Short problem
All of the data should be repeated exactly; pictures are not part of the copy.

Data lines

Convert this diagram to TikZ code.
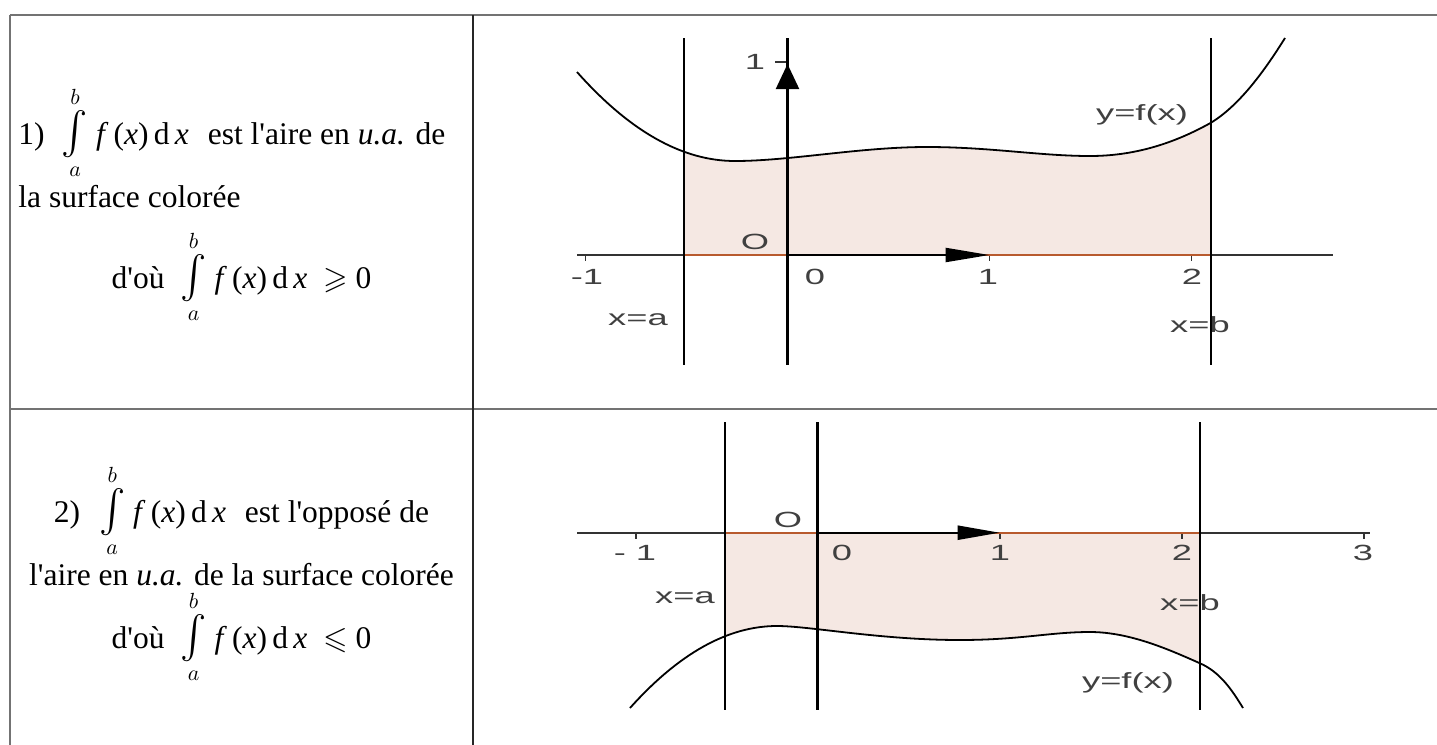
\documentclass[tikz,border=0pt]{standalone}
\usepackage{amsmath}
\usepackage{amssymb}
\usepackage{fontspec}
\setmainfont{Liberation Serif}
\newfontfamily\geofont{Liberation Sans}
\usetikzlibrary{arrows.meta}

\definecolor{paleRose}{HTML}{F5E8E3}
\definecolor{rust}{HTML}{B85A2E}

\newcommand{\integ}{\mathop{\scalebox{1.25}[1.35]{$\int$}}\limits_{a}^{b}}
\newcommand{\fdx}{\textit{f}\,(\textit{x})\,d\,\textit{x}}
\newcommand{\apos}{\textquotesingle}
\newcommand{\geolab}[1]{\scalebox{1.65}[1]{#1}}

\begin{document}
\begin{tikzpicture}[
  x=0.5pt, y=-0.5pt,
  font=\fontsize{15.75}{19}\selectfont,
  tabline/.style={draw=black!55, line width=1pt},
  axis/.style={draw=black!80, line width=0.9pt},
  vline/.style={draw=black, line width=1.4pt},
  fcurve/.style={draw=black, line width=0.9pt},
  regionfill/.style={fill=paleRose},
  regionline/.style={draw=rust, line width=0.9pt},
  vec/.style={draw=black, line width=1.1pt},
  lab/.style={font=\geofont\fontsize{11}{13}\selectfont, text=black!75, inner sep=0pt},
  txt/.style={inner sep=0pt}
]
  \useasboundingbox (0,0) rectangle (1437,745);

  % table
  \draw[tabline] (10,15) -- (1437,15);
  \draw[tabline] (10,409) -- (1437,409);
  \draw[tabline] (10,15) -- (10,745);
  \draw[draw=black!85, line width=1pt] (473,15) -- (473,745);

  % first row text
  \node[txt, anchor=base west] (r1a) at (18,144) {1)\hspace{0.55em}$\integ$\ \fdx\hspace{0.6em}est l\apos aire en \textit{u.a.} de};
  \node[txt, anchor=base west] (r1b) at (18,207) {la surface colorée};
  \node[txt, anchor=base] (r1c) at (241.5,288) {d\apos où\hspace{0.5em}$\integ$\ \fdx\hspace{0.5em}$\geqslant$ 0};

  % second row text
  \node[txt, anchor=base] (r2a) at (241.5,522) {2)\hspace{0.6em}$\integ$\ \fdx\hspace{0.6em}est l\apos opposé de};
  \node[txt, anchor=base] (r2b) at (241.5,585) {l\apos aire en \textit{u.a.} de la surface colorée};
  \node[txt, anchor=base] (r2c) at (241.5,648) {d\apos où\hspace{0.5em}$\integ$\ \fdx\hspace{0.5em}$\leqslant$ 0};

  % graph 1 : f above the axis
  \coordinate (o1) at (787.5,255);
  \begin{scope}
    \clip (684,255) rectangle (1211,30);
    \fill[regionfill] (577,72) .. controls (629.7,131.3) and (682.3,161) .. (735,161)
      .. controls (790,161) and (860,147) .. (927,147)
      .. controls (990,147) and (1040,156) .. (1090,156)
      .. controls (1140,156) and (1180,140) .. (1211,122.7)
      .. controls (1240,105) and (1265,70) .. (1285,38)
      -- (1285,255) -- (577,255) -- cycle;
  \end{scope}
  \draw[axis] (577,255) -- (1333,255);
  \foreach \t in {585.5,989.5,1191.5}
    \draw[axis] (\t,255) -- (\t,261);
  \draw[axis] (775,62) -- (787.5,62);
  \draw[regionline] (684,152) -- (684,255) -- (1211,255) -- (1211,122.7);
  \draw[fcurve] (577,72) .. controls (629.7,131.3) and (682.3,161) .. (735,161)
    .. controls (790,161) and (860,147) .. (927,147)
    .. controls (990,147) and (1040,156) .. (1090,156)
    .. controls (1140,156) and (1180,140) .. (1211,122.7)
    .. controls (1240,105) and (1265,70) .. (1285,38);
  \draw[vline] (684,38) -- (684,365);
  \draw[vline] (787.5,38) -- (787.5,365);
  \draw[vline] (1211,38) -- (1211,365);
  \draw[vec, -{Triangle[length=22pt,width=7pt]}] (o1) -- (989.5,255);
  \draw[vec, -{Triangle[length=12.5pt,width=11.5pt]}] (o1) -- (787.5,64);

  \node[lab] (t1m) at (587,277) {\geolab{-1}};
  \node[lab] (t10) at (815,277) {\geolab{0}};
  \node[lab] (t11) at (988,277) {\geolab{1}};
  \node[lab] (t12) at (1192,277) {\geolab{2}};
  \node[lab] (t1y) at (755,62) {\geolab{1}};
  \node[lab] (o1lab) at (755,242) {\geolab{O}};
  \node[lab] (xa1) at (638,320) {\geolab{x=a}};
  \node[lab] (xb1) at (1200,325) {\geolab{x=b}};
  \node[lab] (f1) at (1142,115) {\geolab{y=f(x)}};

  % graph 2 : f below the axis
  \coordinate (o2) at (817.7,532.7);
  \begin{scope}
    \clip (725,532.7) rectangle (1200,720);
    \fill[regionfill] (630,708) .. controls (679,653.3) and (728,626) .. (777,626)
      .. controls (810,626) and (880,640) .. (960,640)
      .. controls (1020,640) and (1050,632) .. (1090,632)
      .. controls (1130,632) and (1170,650) .. (1200,663.3)
      .. controls (1220,672) and (1232,690) .. (1243,708)
      -- (1243,532.7) -- (630,532.7) -- cycle;
  \end{scope}
  \draw[axis] (577,532.7) -- (1370,532.7);
  \foreach \t in {635.7,999.7,1181.7,1363.7}
    \draw[axis] (\t,532.7) -- (\t,538.7);
  \draw[regionline] (725,635) -- (725,532.7) -- (1200,532.7) -- (1200,663.3);
  \draw[fcurve] (630,708) .. controls (679,653.3) and (728,626) .. (777,626)
    .. controls (810,626) and (880,640) .. (960,640)
    .. controls (1020,640) and (1050,632) .. (1090,632)
    .. controls (1130,632) and (1170,650) .. (1200,663.3)
    .. controls (1220,672) and (1232,690) .. (1243,708);
  \draw[vline] (725,422) -- (725,710);
  \draw[vline] (817.7,422) -- (817.7,710);
  \draw[vline] (1200,422) -- (1200,710);
  \draw[vec, -{Triangle[length=21pt,width=7pt]}] (o2) -- (999.7,532.7);

  \node[lab] (t2m) at (635,553) {\geolab{- 1}};
  \node[lab] (t20) at (842,553) {\geolab{0}};
  \node[lab] (t21) at (1000,553) {\geolab{1}};
  \node[lab] (t22) at (1182,553) {\geolab{2}};
  \node[lab] (t23) at (1363,553) {\geolab{3}};
  \node[lab] (o2lab) at (788,520) {\geolab{O}};
  \node[lab] (xa2) at (685,598) {\geolab{x=a}};
  \node[lab] (xb2) at (1190,603) {\geolab{x=b}};
  \node[lab] (f2) at (1128,683) {\geolab{y=f(x)}};
\end{tikzpicture}
\end{document}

Full answer
Convert this diagram to TikZ code.
\documentclass[tikz,border=0pt]{standalone}
\usepackage{amsmath}
\usepackage{amssymb}
\usepackage{fontspec}
\setmainfont{Liberation Serif}
\newfontfamily\geofont{Liberation Sans}
\usetikzlibrary{arrows.meta}

\definecolor{paleRose}{HTML}{F5E8E3}
\definecolor{rust}{HTML}{B85A2E}

\newcommand{\integ}{\mathop{\scalebox{1.25}[1.35]{$\int$}}\limits_{a}^{b}}
\newcommand{\fdx}{\textit{f}\,(\textit{x})\,d\,\textit{x}}
\newcommand{\apos}{\textquotesingle}
\newcommand{\geolab}[1]{\scalebox{1.65}[1]{#1}}

\begin{document}
\begin{tikzpicture}[
  x=0.5pt, y=-0.5pt,
  font=\fontsize{15.75}{19}\selectfont,
  tabline/.style={draw=black!55, line width=1pt},
  axis/.style={draw=black!80, line width=0.9pt},
  vline/.style={draw=black, line width=1.4pt},
  fcurve/.style={draw=black, line width=0.9pt},
  regionfill/.style={fill=paleRose},
  regionline/.style={draw=rust, line width=0.9pt},
  vec/.style={draw=black, line width=1.1pt},
  lab/.style={font=\geofont\fontsize{11}{13}\selectfont, text=black!75, inner sep=0pt},
  txt/.style={inner sep=0pt}
]
  \useasboundingbox (0,0) rectangle (1437,745);

  % table
  \draw[tabline] (10,15) -- (1437,15);
  \draw[tabline] (10,409) -- (1437,409);
  \draw[tabline] (10,15) -- (10,745);
  \draw[draw=black!85, line width=1pt] (473,15) -- (473,745);

  % first row text
  \node[txt, anchor=base west] (r1a) at (18,144) {1)\hspace{0.55em}$\integ$\ \fdx\hspace{0.6em}est l\apos aire en \textit{u.a.} de};
  \node[txt, anchor=base west] (r1b) at (18,207) {la surface colorée};
  \node[txt, anchor=base] (r1c) at (241.5,288) {d\apos où\hspace{0.5em}$\integ$\ \fdx\hspace{0.5em}$\geqslant$ 0};

  % second row text
  \node[txt, anchor=base] (r2a) at (241.5,522) {2)\hspace{0.6em}$\integ$\ \fdx\hspace{0.6em}est l\apos opposé de};
  \node[txt, anchor=base] (r2b) at (241.5,585) {l\apos aire en \textit{u.a.} de la surface colorée};
  \node[txt, anchor=base] (r2c) at (241.5,648) {d\apos où\hspace{0.5em}$\integ$\ \fdx\hspace{0.5em}$\leqslant$ 0};

  % graph 1 : f above the axis
  \coordinate (o1) at (787.5,255);
  \begin{scope}
    \clip (684,255) rectangle (1211,30);
    \fill[regionfill] (577,72) .. controls (629.7,131.3) and (682.3,161) .. (735,161)
      .. controls (790,161) and (860,147) .. (927,147)
      .. controls (990,147) and (1040,156) .. (1090,156)
      .. controls (1140,156) and (1180,140) .. (1211,122.7)
      .. controls (1240,105) and (1265,70) .. (1285,38)
      -- (1285,255) -- (577,255) -- cycle;
  \end{scope}
  \draw[axis] (577,255) -- (1333,255);
  \foreach \t in {585.5,989.5,1191.5}
    \draw[axis] (\t,255) -- (\t,261);
  \draw[axis] (775,62) -- (787.5,62);
  \draw[regionline] (684,152) -- (684,255) -- (1211,255) -- (1211,122.7);
  \draw[fcurve] (577,72) .. controls (629.7,131.3) and (682.3,161) .. (735,161)
    .. controls (790,161) and (860,147) .. (927,147)
    .. controls (990,147) and (1040,156) .. (1090,156)
    .. controls (1140,156) and (1180,140) .. (1211,122.7)
    .. controls (1240,105) and (1265,70) .. (1285,38);
  \draw[vline] (684,38) -- (684,365);
  \draw[vline] (787.5,38) -- (787.5,365);
  \draw[vline] (1211,38) -- (1211,365);
  \draw[vec, -{Triangle[length=22pt,width=7pt]}] (o1) -- (989.5,255);
  \draw[vec, -{Triangle[length=12.5pt,width=11.5pt]}] (o1) -- (787.5,64);

  \node[lab] (t1m) at (587,277) {\geolab{-1}};
  \node[lab] (t10) at (815,277) {\geolab{0}};
  \node[lab] (t11) at (988,277) {\geolab{1}};
  \node[lab] (t12) at (1192,277) {\geolab{2}};
  \node[lab] (t1y) at (755,62) {\geolab{1}};
  \node[lab] (o1lab) at (755,242) {\geolab{O}};
  \node[lab] (xa1) at (638,320) {\geolab{x=a}};
  \node[lab] (xb1) at (1200,325) {\geolab{x=b}};
  \node[lab] (f1) at (1142,115) {\geolab{y=f(x)}};

  % graph 2 : f below the axis
  \coordinate (o2) at (817.7,532.7);
  \begin{scope}
    \clip (725,532.7) rectangle (1200,720);
    \fill[regionfill] (630,708) .. controls (679,653.3) and (728,626) .. (777,626)
      .. controls (810,626) and (880,640) .. (960,640)
      .. controls (1020,640) and (1050,632) .. (1090,632)
      .. controls (1130,632) and (1170,650) .. (1200,663.3)
      .. controls (1220,672) and (1232,690) .. (1243,708)
      -- (1243,532.7) -- (630,532.7) -- cycle;
  \end{scope}
  \draw[axis] (577,532.7) -- (1370,532.7);
  \foreach \t in {635.7,999.7,1181.7,1363.7}
    \draw[axis] (\t,532.7) -- (\t,538.7);
  \draw[regionline] (725,635) -- (725,532.7) -- (1200,532.7) -- (1200,663.3);
  \draw[fcurve] (630,708) .. controls (679,653.3) and (728,626) .. (777,626)
    .. controls (810,626) and (880,640) .. (960,640)
    .. controls (1020,640) and (1050,632) .. (1090,632)
    .. controls (1130,632) and (1170,650) .. (1200,663.3)
    .. controls (1220,672) and (1232,690) .. (1243,708);
  \draw[vline] (725,422) -- (725,710);
  \draw[vline] (817.7,422) -- (817.7,710);
  \draw[vline] (1200,422) -- (1200,710);
  \draw[vec, -{Triangle[length=21pt,width=7pt]}] (o2) -- (999.7,532.7);

  \node[lab] (t2m) at (635,553) {\geolab{- 1}};
  \node[lab] (t20) at (842,553) {\geolab{0}};
  \node[lab] (t21) at (1000,553) {\geolab{1}};
  \node[lab] (t22) at (1182,553) {\geolab{2}};
  \node[lab] (t23) at (1363,553) {\geolab{3}};
  \node[lab] (o2lab) at (788,520) {\geolab{O}};
  \node[lab] (xa2) at (685,598) {\geolab{x=a}};
  \node[lab] (xb2) at (1190,603) {\geolab{x=b}};
  \node[lab] (f2) at (1128,683) {\geolab{y=f(x)}};
\end{tikzpicture}
\end{document}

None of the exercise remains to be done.